§ Data entries
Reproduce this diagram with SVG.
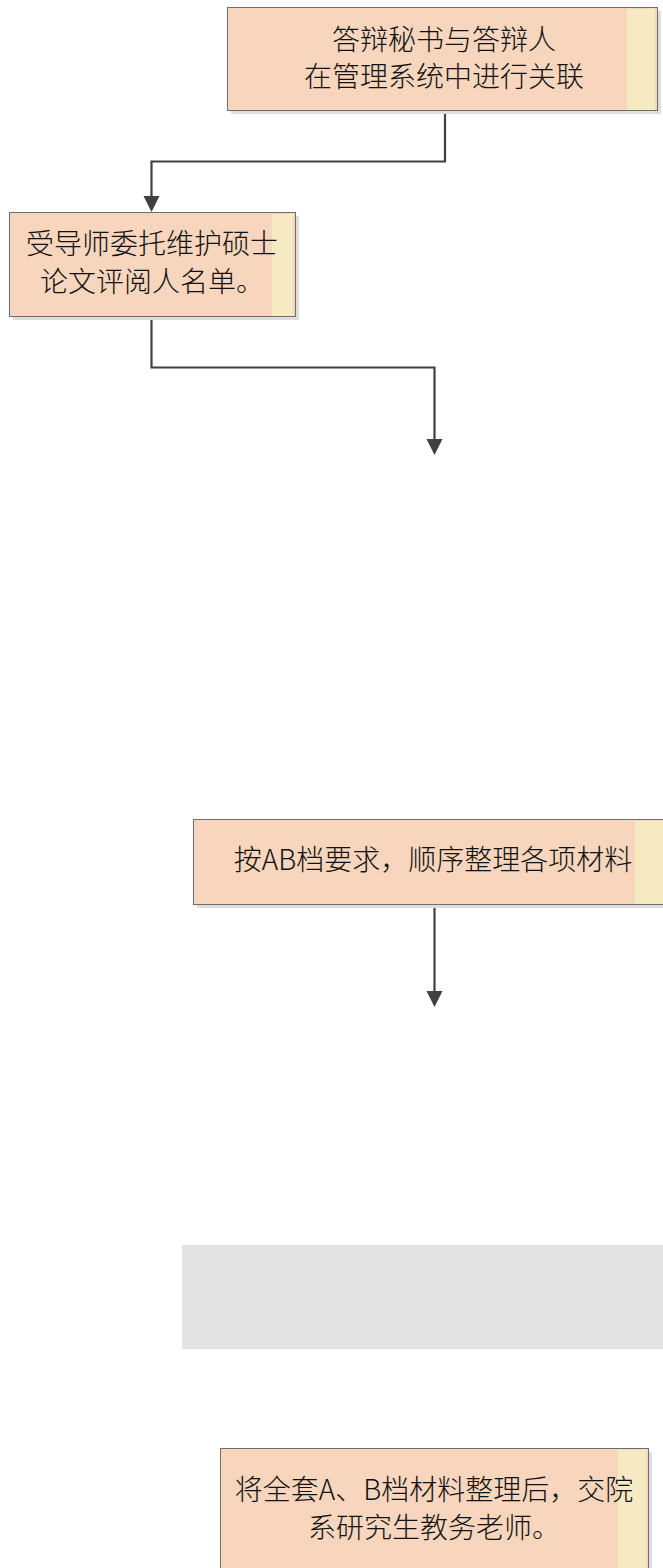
<svg xmlns="http://www.w3.org/2000/svg" width="663" height="1568" viewBox="0 0 663 1568">
  <style>
    .shadow { fill: #dedede; }
    .box { fill: #f7d6bd; stroke: #6e6e6e; stroke-width: 1; }
    .strip { fill: #f6eac2; }
    .label { font-family: "Noto Sans CJK SC", "Liberation Sans", sans-serif; font-size: 28px; font-weight: 300; fill: #111111; text-anchor: middle; }
    .conn { fill: none; stroke: #404040; stroke-width: 2.2; }
  </style>
  <defs>
    <marker id="arrow" markerUnits="userSpaceOnUse" markerWidth="17" markerHeight="17" refX="8" refY="8" orient="auto">
      <path d="M0,0 L16,8 L0,16 Z" fill="#404040"/>
    </marker>
  </defs>
  <rect width="663" height="1568" fill="#ffffff"/>

  <g id="connectors">
    <path class="conn" d="M445 111 V161.5 H151.5 V204" marker-end="url(#arrow)"/>
    <path class="conn" d="M151.5 317 V367.5 H434.5 V447" marker-end="url(#arrow)"/>
    <path class="conn" d="M434.5 905 V999" marker-end="url(#arrow)"/>
  </g>

  <g id="node1">
    <rect class="shadow" x="231" y="11" width="430" height="103"/>
    <rect class="box" x="227.5" y="7.5" width="430" height="103"/>
    <rect class="strip" x="627" y="9" width="28" height="101"/>
    <text class="label" x="444" y="50">答辩秘书与答辩人</text>
    <text class="label" x="444" y="87">在管理系统中进行关联</text>
  </g>

  <g id="node2">
    <rect class="shadow" x="13" y="216" width="286" height="104"/>
    <rect class="box" x="9.5" y="212.5" width="286" height="104"/>
    <rect class="strip" x="272" y="214" width="21" height="102"/>
    <text class="label" x="152" y="254">受导师委托维护硕士</text>
    <text class="label" x="152" y="292">论文评阅人名单。</text>
  </g>

  <g id="node3">
    <rect class="shadow" x="197" y="823" width="482" height="85"/>
    <rect class="box" x="193.5" y="819.5" width="482" height="85"/>
    <rect class="strip" x="635" y="821" width="40" height="83"/>
    <text class="label" x="433" y="870">按AB档要求，顺序整理各项材料</text>
  </g>

  <g id="node4">
    <rect x="182" y="1245" width="485" height="104" fill="#e3e3e3"/>
  </g>

  <g id="node5">
    <rect class="shadow" x="224" y="1452" width="428" height="140"/>
    <rect class="box" x="220.5" y="1448.5" width="428" height="140"/>
    <rect class="strip" x="618" y="1450" width="28" height="140"/>
    <text class="label" x="434" y="1500">将全套A、B档材料整理后，交院</text>
    <text class="label" x="434" y="1538">系研究生教务老师。</text>
  </g>
</svg>
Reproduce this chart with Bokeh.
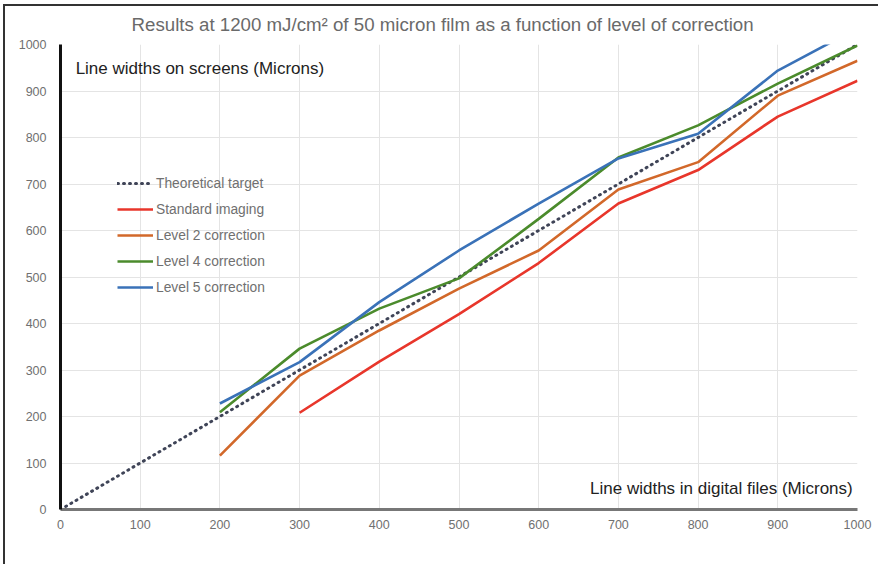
from bokeh.plotting import figure
from bokeh.models import Range1d, Label, Legend, LegendItem, FixedTicker, Title
from bokeh.embed import file_html
from bokeh.resources import INLINE

# ---- data ----
target_x = [0, 100, 200, 300, 400, 500, 600, 700, 800, 900, 1000]
target_y = [0, 100, 200, 300, 400, 500, 600, 700, 800, 900, 1000]
standard_x = [300, 400, 500, 600, 700, 800, 900, 1000]
standard_y = [208, 318, 420, 530, 658, 730, 845, 922]
corr_x = [200, 300, 400, 500, 600, 700, 800, 900, 1000]
level2_y = [116, 288, 385, 475, 557, 688, 747, 890, 965]
level4_y = [209, 346, 432, 497, 625, 757, 826, 916, 998]
level5_y = [228, 317, 446, 557, 658, 755, 808, 944, 1035]
ticks = [0, 100, 200, 300, 400, 500, 600, 700, 800, 900, 1000]

FONT = "Liberation Sans"

p = figure(width=878, height=564, output_backend="svg", toolbar_location=None,
           x_range=Range1d(0, 1000), y_range=Range1d(0, 1000),
           min_border_left=60, min_border_right=21, min_border_top=44, min_border_bottom=55)
p.outline_line_color = None
p.background_fill_color = "white"
p.border_fill_alpha = 0
p.styles = {"background": "linear-gradient(#333,#333) 3px 4px / 2px 100% no-repeat, "
                          "linear-gradient(#333,#333) 3px 4px / 100% 2px no-repeat, white"}

p.add_layout(Title(text="Results at 1200 mJ/cm\u00b2 of 50 micron film as a function of level of correction",
                   text_font=FONT, text_font_size="18.7px", text_font_style="normal",
                   text_color="#6a6a6a", align="left", offset=71, standoff=20), "above")

for ax in (p.xaxis[0], p.yaxis[0]):
    ax.ticker = FixedTicker(ticks=ticks)
    ax.major_tick_line_color = None
    ax.minor_tick_line_color = None
    ax.major_label_text_font = FONT
    ax.major_label_text_font_size = "12.5px"
    ax.major_label_text_color = "#707070"
p.yaxis.axis_line_color = "#111111"
p.yaxis.axis_line_width = 3
p.yaxis.major_label_standoff = 8
p.xaxis.axis_line_color = "#777777"
p.xaxis.axis_line_width = 3
p.xaxis.major_label_standoff = 4

p.xgrid.ticker = FixedTicker(ticks=ticks)
p.ygrid.ticker = FixedTicker(ticks=ticks)
p.grid.grid_line_color = "#e4e4e4"
p.grid.grid_line_width = 1

r_t = p.line(target_x, target_y, line_color="#3f4457", line_width=3, line_dash="1 5", line_cap="round")
r_s = p.line(standard_x, standard_y, line_color="#e8362b", line_width=2.6)
r_2 = p.line(corr_x, level2_y, line_color="#d2682a", line_width=2.6)
r_4 = p.line(corr_x, level4_y, line_color="#4b8b2c", line_width=2.6)
r_5 = p.line(corr_x, level5_y, line_color="#3a72b8", line_width=2.6)

legend = Legend(items=[
    LegendItem(label="Theoretical target", renderers=[r_t]),
    LegendItem(label="Standard imaging", renderers=[r_s]),
    LegendItem(label="Level 2 correction", renderers=[r_2]),
    LegendItem(label="Level 4 correction", renderers=[r_4]),
    LegendItem(label="Level 5 correction", renderers=[r_5]),
], location=(57, 212))
legend.border_line_color = None
legend.background_fill_alpha = 0
legend.padding = 0
legend.margin = 0
legend.spacing = 6
legend.glyph_width = 36
legend.glyph_height = 20
legend.label_height = 20
legend.label_standoff = 3
legend.label_text_font = FONT
legend.label_text_font_size = "13.8px"
legend.label_text_color = "#707070"
p.add_layout(legend, "center")

p.add_layout(Label(x=19, y=948, text="Line widths on screens (Microns)", text_font=FONT,
                   text_font_size="17px", text_color="#222222", text_baseline="middle"))
p.add_layout(Label(x=994, y=45, text="Line widths in digital files (Microns)", text_font=FONT,
                   text_font_size="17px", text_color="#222222", text_baseline="middle",
                   text_align="right"))

open("out.html", "w").write(file_html(p, INLINE))
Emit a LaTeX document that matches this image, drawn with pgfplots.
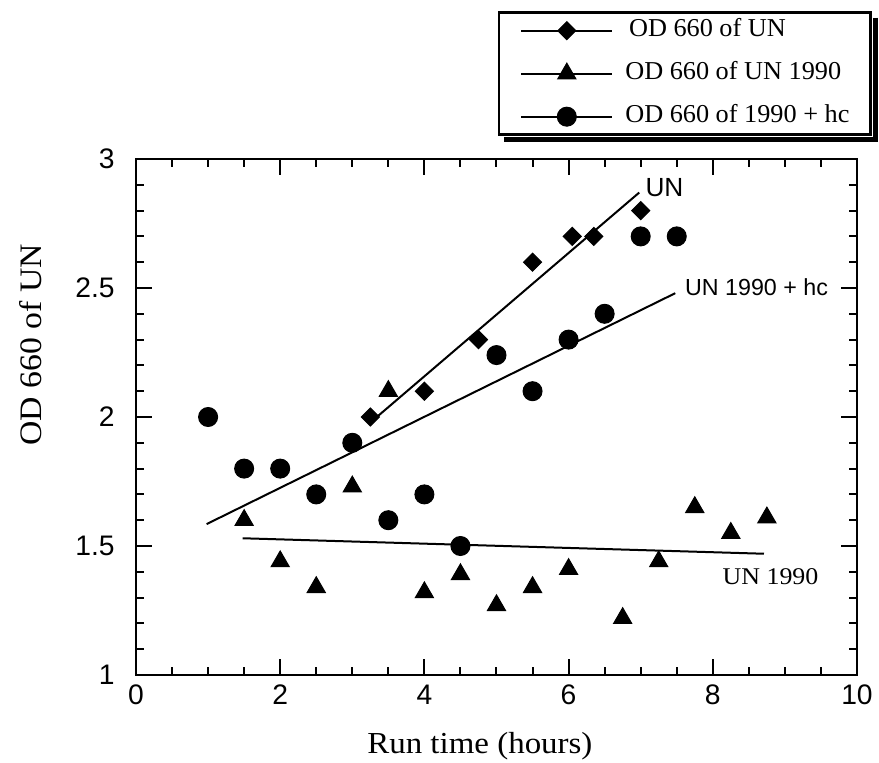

§ WHAT IS BEING ASKED
Make an exact copy of all the material, but keep the pictures out of it.

§ EXERCISE SOLUTION
Reproduce this diagram with SVG.
<svg xmlns="http://www.w3.org/2000/svg" width="663" height="1568" viewBox="0 0 663 1568">
  <style>
    .shadow { fill: #dedede; }
    .box { fill: #f7d6bd; stroke: #6e6e6e; stroke-width: 1; }
    .strip { fill: #f6eac2; }
    .label { font-family: "Noto Sans CJK SC", "Liberation Sans", sans-serif; font-size: 28px; font-weight: 300; fill: #111111; text-anchor: middle; }
    .conn { fill: none; stroke: #404040; stroke-width: 2.2; }
  </style>
  <defs>
    <marker id="arrow" markerUnits="userSpaceOnUse" markerWidth="17" markerHeight="17" refX="8" refY="8" orient="auto">
      <path d="M0,0 L16,8 L0,16 Z" fill="#404040"/>
    </marker>
  </defs>
  <rect width="663" height="1568" fill="#ffffff"/>

  <g id="connectors">
    <path class="conn" d="M445 111 V161.5 H151.5 V204" marker-end="url(#arrow)"/>
    <path class="conn" d="M151.5 317 V367.5 H434.5 V447" marker-end="url(#arrow)"/>
    <path class="conn" d="M434.5 905 V999" marker-end="url(#arrow)"/>
  </g>

  <g id="node1">
    <rect class="shadow" x="231" y="11" width="430" height="103"/>
    <rect class="box" x="227.5" y="7.5" width="430" height="103"/>
    <rect class="strip" x="627" y="9" width="28" height="101"/>
    <text class="label" x="444" y="50">答辩秘书与答辩人</text>
    <text class="label" x="444" y="87">在管理系统中进行关联</text>
  </g>

  <g id="node2">
    <rect class="shadow" x="13" y="216" width="286" height="104"/>
    <rect class="box" x="9.5" y="212.5" width="286" height="104"/>
    <rect class="strip" x="272" y="214" width="21" height="102"/>
    <text class="label" x="152" y="254">受导师委托维护硕士</text>
    <text class="label" x="152" y="292">论文评阅人名单。</text>
  </g>

  <g id="node3">
    <rect class="shadow" x="197" y="823" width="482" height="85"/>
    <rect class="box" x="193.5" y="819.5" width="482" height="85"/>
    <rect class="strip" x="635" y="821" width="40" height="83"/>
    <text class="label" x="433" y="870">按AB档要求，顺序整理各项材料</text>
  </g>

  <g id="node4">
    <rect x="182" y="1245" width="485" height="104" fill="#e3e3e3"/>
  </g>

  <g id="node5">
    <rect class="shadow" x="224" y="1452" width="428" height="140"/>
    <rect class="box" x="220.5" y="1448.5" width="428" height="140"/>
    <rect class="strip" x="618" y="1450" width="28" height="140"/>
    <text class="label" x="434" y="1500">将全套A、B档材料整理后，交院</text>
    <text class="label" x="434" y="1538">系研究生教务老师。</text>
  </g>
</svg>
Reproduce this chart with Bokeh.
from bokeh.plotting import figure
from bokeh.models import Range1d, Label, Legend, LegendItem, FixedTicker, Title
from bokeh.embed import file_html
from bokeh.resources import INLINE

# ---- data ----
target_x = [0, 100, 200, 300, 400, 500, 600, 700, 800, 900, 1000]
target_y = [0, 100, 200, 300, 400, 500, 600, 700, 800, 900, 1000]
standard_x = [300, 400, 500, 600, 700, 800, 900, 1000]
standard_y = [208, 318, 420, 530, 658, 730, 845, 922]
corr_x = [200, 300, 400, 500, 600, 700, 800, 900, 1000]
level2_y = [116, 288, 385, 475, 557, 688, 747, 890, 965]
level4_y = [209, 346, 432, 497, 625, 757, 826, 916, 998]
level5_y = [228, 317, 446, 557, 658, 755, 808, 944, 1035]
ticks = [0, 100, 200, 300, 400, 500, 600, 700, 800, 900, 1000]

FONT = "Liberation Sans"

p = figure(width=878, height=564, output_backend="svg", toolbar_location=None,
           x_range=Range1d(0, 1000), y_range=Range1d(0, 1000),
           min_border_left=60, min_border_right=21, min_border_top=44, min_border_bottom=55)
p.outline_line_color = None
p.background_fill_color = "white"
p.border_fill_alpha = 0
p.styles = {"background": "linear-gradient(#333,#333) 3px 4px / 2px 100% no-repeat, "
                          "linear-gradient(#333,#333) 3px 4px / 100% 2px no-repeat, white"}

p.add_layout(Title(text="Results at 1200 mJ/cm\u00b2 of 50 micron film as a function of level of correction",
                   text_font=FONT, text_font_size="18.7px", text_font_style="normal",
                   text_color="#6a6a6a", align="left", offset=71, standoff=20), "above")

for ax in (p.xaxis[0], p.yaxis[0]):
    ax.ticker = FixedTicker(ticks=ticks)
    ax.major_tick_line_color = None
    ax.minor_tick_line_color = None
    ax.major_label_text_font = FONT
    ax.major_label_text_font_size = "12.5px"
    ax.major_label_text_color = "#707070"
p.yaxis.axis_line_color = "#111111"
p.yaxis.axis_line_width = 3
p.yaxis.major_label_standoff = 8
p.xaxis.axis_line_color = "#777777"
p.xaxis.axis_line_width = 3
p.xaxis.major_label_standoff = 4

p.xgrid.ticker = FixedTicker(ticks=ticks)
p.ygrid.ticker = FixedTicker(ticks=ticks)
p.grid.grid_line_color = "#e4e4e4"
p.grid.grid_line_width = 1

r_t = p.line(target_x, target_y, line_color="#3f4457", line_width=3, line_dash="1 5", line_cap="round")
r_s = p.line(standard_x, standard_y, line_color="#e8362b", line_width=2.6)
r_2 = p.line(corr_x, level2_y, line_color="#d2682a", line_width=2.6)
r_4 = p.line(corr_x, level4_y, line_color="#4b8b2c", line_width=2.6)
r_5 = p.line(corr_x, level5_y, line_color="#3a72b8", line_width=2.6)

legend = Legend(items=[
    LegendItem(label="Theoretical target", renderers=[r_t]),
    LegendItem(label="Standard imaging", renderers=[r_s]),
    LegendItem(label="Level 2 correction", renderers=[r_2]),
    LegendItem(label="Level 4 correction", renderers=[r_4]),
    LegendItem(label="Level 5 correction", renderers=[r_5]),
], location=(57, 212))
legend.border_line_color = None
legend.background_fill_alpha = 0
legend.padding = 0
legend.margin = 0
legend.spacing = 6
legend.glyph_width = 36
legend.glyph_height = 20
legend.label_height = 20
legend.label_standoff = 3
legend.label_text_font = FONT
legend.label_text_font_size = "13.8px"
legend.label_text_color = "#707070"
p.add_layout(legend, "center")

p.add_layout(Label(x=19, y=948, text="Line widths on screens (Microns)", text_font=FONT,
                   text_font_size="17px", text_color="#222222", text_baseline="middle"))
p.add_layout(Label(x=994, y=45, text="Line widths in digital files (Microns)", text_font=FONT,
                   text_font_size="17px", text_color="#222222", text_baseline="middle",
                   text_align="right"))

open("out.html", "w").write(file_html(p, INLINE))
Emit a LaTeX document that matches this image, drawn with pgfplots.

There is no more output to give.